Take the data below and write out exactly the lines from the one with "Output the Python" through the one with "fig.savefig('out.png', dpi=100)"; omit every other line.

┏━━

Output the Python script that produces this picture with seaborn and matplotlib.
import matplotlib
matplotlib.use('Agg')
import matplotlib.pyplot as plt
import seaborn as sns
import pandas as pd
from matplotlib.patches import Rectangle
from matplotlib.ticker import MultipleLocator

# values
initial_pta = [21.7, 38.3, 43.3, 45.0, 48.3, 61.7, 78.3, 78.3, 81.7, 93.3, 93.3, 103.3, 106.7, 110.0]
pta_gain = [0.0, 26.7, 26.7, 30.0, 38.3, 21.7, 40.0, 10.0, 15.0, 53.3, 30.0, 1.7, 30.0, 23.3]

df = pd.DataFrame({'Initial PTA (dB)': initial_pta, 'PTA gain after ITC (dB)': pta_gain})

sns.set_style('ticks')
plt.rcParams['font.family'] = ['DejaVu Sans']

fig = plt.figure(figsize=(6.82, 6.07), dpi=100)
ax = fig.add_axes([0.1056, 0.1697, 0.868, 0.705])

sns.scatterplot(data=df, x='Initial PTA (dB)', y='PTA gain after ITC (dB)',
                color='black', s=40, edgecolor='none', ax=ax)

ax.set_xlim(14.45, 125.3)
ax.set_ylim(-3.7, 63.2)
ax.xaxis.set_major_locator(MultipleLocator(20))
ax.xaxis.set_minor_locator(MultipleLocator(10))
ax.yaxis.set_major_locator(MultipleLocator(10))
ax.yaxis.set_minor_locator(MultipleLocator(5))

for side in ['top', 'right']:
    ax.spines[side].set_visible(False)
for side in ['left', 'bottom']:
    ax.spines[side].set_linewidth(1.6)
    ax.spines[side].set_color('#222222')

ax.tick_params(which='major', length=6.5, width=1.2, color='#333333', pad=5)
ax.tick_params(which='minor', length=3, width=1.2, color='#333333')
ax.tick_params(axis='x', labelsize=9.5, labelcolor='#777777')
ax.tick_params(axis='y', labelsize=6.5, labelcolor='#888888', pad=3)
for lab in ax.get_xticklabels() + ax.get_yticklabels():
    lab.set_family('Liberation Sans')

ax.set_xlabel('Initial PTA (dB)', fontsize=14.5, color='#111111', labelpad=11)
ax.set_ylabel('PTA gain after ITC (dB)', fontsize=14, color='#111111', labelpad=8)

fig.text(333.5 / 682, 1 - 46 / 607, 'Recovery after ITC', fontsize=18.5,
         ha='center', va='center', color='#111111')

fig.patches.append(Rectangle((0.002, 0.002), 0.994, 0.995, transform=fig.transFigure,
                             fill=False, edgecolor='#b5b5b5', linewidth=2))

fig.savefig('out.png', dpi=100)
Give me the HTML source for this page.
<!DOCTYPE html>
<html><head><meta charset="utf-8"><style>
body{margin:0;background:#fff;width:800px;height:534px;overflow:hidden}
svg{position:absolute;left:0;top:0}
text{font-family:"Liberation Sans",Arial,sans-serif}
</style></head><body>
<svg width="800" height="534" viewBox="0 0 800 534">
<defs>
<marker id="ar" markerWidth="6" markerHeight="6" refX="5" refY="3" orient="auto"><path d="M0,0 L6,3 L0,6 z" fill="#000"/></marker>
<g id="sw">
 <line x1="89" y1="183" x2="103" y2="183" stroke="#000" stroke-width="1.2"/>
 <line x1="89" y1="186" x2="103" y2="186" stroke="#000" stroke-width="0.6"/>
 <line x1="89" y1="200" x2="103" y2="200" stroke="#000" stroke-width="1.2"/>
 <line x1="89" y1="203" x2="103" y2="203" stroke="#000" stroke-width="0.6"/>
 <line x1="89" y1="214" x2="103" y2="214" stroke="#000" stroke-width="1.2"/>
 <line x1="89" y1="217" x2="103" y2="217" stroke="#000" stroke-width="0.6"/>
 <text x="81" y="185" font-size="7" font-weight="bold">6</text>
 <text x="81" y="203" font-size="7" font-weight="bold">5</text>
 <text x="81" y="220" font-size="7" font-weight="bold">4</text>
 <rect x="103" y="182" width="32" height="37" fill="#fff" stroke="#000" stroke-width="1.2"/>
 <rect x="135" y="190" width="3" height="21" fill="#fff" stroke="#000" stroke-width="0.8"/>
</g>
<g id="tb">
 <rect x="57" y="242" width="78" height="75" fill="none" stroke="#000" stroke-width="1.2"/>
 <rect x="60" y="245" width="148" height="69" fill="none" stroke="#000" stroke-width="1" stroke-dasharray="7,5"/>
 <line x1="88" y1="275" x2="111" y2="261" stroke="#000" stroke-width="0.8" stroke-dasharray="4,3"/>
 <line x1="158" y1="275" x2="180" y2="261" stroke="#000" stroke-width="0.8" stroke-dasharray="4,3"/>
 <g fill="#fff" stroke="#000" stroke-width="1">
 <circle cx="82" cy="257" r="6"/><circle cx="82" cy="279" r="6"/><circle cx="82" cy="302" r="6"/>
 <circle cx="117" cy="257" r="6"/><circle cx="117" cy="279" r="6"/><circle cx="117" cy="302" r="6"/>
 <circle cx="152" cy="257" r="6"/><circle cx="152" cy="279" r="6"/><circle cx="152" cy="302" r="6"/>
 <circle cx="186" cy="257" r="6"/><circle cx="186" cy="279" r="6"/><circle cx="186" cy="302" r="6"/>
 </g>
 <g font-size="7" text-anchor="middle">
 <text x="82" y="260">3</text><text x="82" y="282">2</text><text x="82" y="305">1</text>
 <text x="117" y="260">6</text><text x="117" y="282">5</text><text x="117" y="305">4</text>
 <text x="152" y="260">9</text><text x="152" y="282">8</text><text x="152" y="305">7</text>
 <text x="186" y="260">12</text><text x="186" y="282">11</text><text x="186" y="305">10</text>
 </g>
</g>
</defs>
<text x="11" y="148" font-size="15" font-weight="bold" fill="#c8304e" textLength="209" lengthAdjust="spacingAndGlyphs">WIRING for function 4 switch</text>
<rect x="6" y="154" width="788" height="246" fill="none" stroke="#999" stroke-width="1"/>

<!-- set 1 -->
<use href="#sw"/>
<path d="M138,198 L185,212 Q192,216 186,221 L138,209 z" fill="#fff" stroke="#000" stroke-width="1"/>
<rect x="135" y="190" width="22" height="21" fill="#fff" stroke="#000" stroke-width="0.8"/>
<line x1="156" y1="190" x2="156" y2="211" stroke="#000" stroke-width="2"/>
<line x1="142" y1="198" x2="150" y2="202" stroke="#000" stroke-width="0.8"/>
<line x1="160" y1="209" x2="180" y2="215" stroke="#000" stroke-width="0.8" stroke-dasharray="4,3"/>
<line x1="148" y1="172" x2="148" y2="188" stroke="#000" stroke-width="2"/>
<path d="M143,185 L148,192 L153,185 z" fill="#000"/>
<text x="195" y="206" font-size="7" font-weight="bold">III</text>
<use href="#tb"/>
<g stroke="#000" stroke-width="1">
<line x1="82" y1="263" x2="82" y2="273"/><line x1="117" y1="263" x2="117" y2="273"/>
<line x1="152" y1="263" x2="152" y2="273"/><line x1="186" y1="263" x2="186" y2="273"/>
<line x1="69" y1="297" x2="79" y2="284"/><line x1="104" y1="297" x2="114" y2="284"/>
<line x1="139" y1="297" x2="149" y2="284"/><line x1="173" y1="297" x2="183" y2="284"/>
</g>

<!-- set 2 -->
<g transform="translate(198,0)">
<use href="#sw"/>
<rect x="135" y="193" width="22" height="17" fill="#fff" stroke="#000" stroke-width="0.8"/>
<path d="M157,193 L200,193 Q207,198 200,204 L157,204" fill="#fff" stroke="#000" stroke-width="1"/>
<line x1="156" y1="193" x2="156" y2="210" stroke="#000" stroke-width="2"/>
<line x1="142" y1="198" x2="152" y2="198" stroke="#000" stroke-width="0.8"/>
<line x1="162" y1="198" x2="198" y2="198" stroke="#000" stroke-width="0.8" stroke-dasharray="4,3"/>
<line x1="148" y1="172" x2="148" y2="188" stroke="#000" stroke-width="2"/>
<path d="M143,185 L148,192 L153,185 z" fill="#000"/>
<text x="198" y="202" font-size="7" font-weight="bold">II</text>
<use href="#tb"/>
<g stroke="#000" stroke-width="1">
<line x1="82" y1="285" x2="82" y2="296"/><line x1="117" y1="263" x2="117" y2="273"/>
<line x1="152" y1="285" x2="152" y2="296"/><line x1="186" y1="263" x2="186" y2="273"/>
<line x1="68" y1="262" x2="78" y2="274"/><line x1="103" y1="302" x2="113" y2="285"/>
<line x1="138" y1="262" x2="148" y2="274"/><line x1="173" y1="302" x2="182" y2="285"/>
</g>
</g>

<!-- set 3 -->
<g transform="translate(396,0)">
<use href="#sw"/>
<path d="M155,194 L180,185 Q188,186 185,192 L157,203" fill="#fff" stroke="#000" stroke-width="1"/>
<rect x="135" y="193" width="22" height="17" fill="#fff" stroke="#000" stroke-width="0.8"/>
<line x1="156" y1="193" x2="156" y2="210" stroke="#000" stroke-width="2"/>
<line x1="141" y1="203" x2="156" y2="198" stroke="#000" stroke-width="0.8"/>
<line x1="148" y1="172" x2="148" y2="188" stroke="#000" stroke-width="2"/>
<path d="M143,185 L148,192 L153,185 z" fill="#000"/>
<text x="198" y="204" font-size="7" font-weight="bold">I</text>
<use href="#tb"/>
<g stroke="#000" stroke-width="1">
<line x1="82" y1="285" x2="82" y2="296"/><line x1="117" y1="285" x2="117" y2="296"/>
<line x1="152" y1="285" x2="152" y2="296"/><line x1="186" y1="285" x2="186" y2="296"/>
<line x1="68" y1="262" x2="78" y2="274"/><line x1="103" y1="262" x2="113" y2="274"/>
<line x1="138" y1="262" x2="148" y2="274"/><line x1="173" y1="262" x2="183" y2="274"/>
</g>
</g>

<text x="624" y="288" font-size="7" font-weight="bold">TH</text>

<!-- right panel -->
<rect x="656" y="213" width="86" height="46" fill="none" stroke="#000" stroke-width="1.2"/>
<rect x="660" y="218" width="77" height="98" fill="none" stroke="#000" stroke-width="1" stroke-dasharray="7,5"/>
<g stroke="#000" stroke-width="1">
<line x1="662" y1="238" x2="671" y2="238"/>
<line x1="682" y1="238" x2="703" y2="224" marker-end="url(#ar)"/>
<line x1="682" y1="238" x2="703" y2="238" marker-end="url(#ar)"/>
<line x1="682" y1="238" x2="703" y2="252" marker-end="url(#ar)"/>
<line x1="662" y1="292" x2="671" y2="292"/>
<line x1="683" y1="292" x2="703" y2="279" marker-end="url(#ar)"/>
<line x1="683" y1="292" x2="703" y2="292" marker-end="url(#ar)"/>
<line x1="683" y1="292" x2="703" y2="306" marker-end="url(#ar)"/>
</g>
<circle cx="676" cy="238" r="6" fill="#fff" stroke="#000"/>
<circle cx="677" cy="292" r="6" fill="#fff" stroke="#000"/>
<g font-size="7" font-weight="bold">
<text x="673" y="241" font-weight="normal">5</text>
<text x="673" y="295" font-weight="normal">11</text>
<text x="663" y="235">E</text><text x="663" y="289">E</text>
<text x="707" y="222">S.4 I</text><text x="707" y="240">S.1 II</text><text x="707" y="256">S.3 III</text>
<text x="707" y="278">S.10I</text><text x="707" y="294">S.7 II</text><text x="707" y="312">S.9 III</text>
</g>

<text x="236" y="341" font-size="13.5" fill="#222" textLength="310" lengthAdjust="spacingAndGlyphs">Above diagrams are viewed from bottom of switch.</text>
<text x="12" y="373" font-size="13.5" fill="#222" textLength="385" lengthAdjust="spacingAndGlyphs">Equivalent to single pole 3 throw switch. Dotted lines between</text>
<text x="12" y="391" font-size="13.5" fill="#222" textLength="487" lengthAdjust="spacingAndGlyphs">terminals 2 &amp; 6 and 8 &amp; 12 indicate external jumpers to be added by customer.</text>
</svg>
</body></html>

┗━━
┏━━

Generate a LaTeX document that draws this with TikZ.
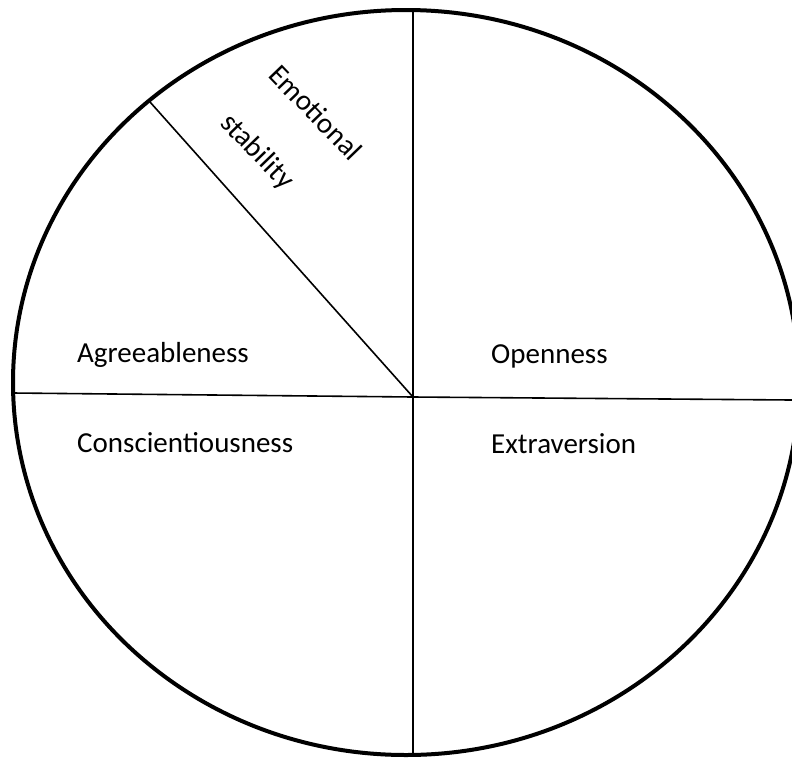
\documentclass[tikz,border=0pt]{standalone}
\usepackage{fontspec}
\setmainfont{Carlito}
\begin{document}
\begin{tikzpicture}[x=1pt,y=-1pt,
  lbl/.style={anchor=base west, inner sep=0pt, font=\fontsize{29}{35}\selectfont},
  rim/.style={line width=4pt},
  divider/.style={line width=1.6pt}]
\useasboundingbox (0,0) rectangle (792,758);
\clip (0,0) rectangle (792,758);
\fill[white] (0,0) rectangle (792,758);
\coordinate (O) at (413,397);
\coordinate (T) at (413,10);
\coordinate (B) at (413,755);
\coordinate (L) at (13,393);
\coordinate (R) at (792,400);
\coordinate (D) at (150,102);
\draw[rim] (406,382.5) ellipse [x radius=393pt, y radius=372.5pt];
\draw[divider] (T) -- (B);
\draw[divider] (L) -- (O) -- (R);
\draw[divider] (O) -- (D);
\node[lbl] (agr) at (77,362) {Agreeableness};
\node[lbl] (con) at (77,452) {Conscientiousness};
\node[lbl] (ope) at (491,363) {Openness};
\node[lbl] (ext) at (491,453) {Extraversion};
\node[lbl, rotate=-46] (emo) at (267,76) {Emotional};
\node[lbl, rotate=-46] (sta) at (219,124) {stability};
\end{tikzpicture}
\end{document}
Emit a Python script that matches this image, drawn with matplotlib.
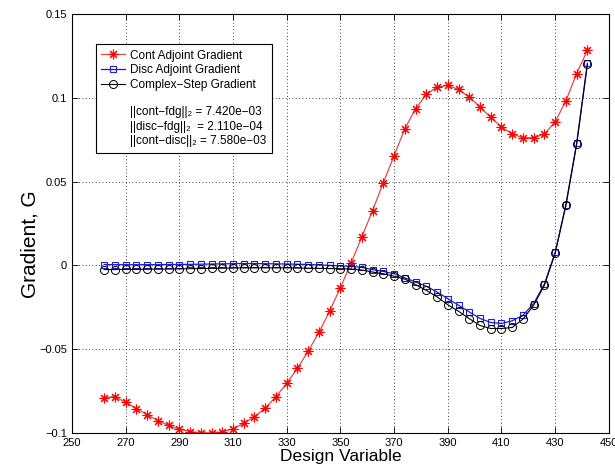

┗━━

# [Task output]
Output the Python script that produces this picture with seaborn and matplotlib.
import matplotlib
matplotlib.use('Agg')
import matplotlib.pyplot as plt
import seaborn as sns
import pandas as pd
from matplotlib.patches import Rectangle
from matplotlib.ticker import MultipleLocator

# values
initial_pta = [21.7, 38.3, 43.3, 45.0, 48.3, 61.7, 78.3, 78.3, 81.7, 93.3, 93.3, 103.3, 106.7, 110.0]
pta_gain = [0.0, 26.7, 26.7, 30.0, 38.3, 21.7, 40.0, 10.0, 15.0, 53.3, 30.0, 1.7, 30.0, 23.3]

df = pd.DataFrame({'Initial PTA (dB)': initial_pta, 'PTA gain after ITC (dB)': pta_gain})

sns.set_style('ticks')
plt.rcParams['font.family'] = ['DejaVu Sans']

fig = plt.figure(figsize=(6.82, 6.07), dpi=100)
ax = fig.add_axes([0.1056, 0.1697, 0.868, 0.705])

sns.scatterplot(data=df, x='Initial PTA (dB)', y='PTA gain after ITC (dB)',
                color='black', s=40, edgecolor='none', ax=ax)

ax.set_xlim(14.45, 125.3)
ax.set_ylim(-3.7, 63.2)
ax.xaxis.set_major_locator(MultipleLocator(20))
ax.xaxis.set_minor_locator(MultipleLocator(10))
ax.yaxis.set_major_locator(MultipleLocator(10))
ax.yaxis.set_minor_locator(MultipleLocator(5))

for side in ['top', 'right']:
    ax.spines[side].set_visible(False)
for side in ['left', 'bottom']:
    ax.spines[side].set_linewidth(1.6)
    ax.spines[side].set_color('#222222')

ax.tick_params(which='major', length=6.5, width=1.2, color='#333333', pad=5)
ax.tick_params(which='minor', length=3, width=1.2, color='#333333')
ax.tick_params(axis='x', labelsize=9.5, labelcolor='#777777')
ax.tick_params(axis='y', labelsize=6.5, labelcolor='#888888', pad=3)
for lab in ax.get_xticklabels() + ax.get_yticklabels():
    lab.set_family('Liberation Sans')

ax.set_xlabel('Initial PTA (dB)', fontsize=14.5, color='#111111', labelpad=11)
ax.set_ylabel('PTA gain after ITC (dB)', fontsize=14, color='#111111', labelpad=8)

fig.text(333.5 / 682, 1 - 46 / 607, 'Recovery after ITC', fontsize=18.5,
         ha='center', va='center', color='#111111')

fig.patches.append(Rectangle((0.002, 0.002), 0.994, 0.995, transform=fig.transFigure,
                             fill=False, edgecolor='#b5b5b5', linewidth=2))

fig.savefig('out.png', dpi=100)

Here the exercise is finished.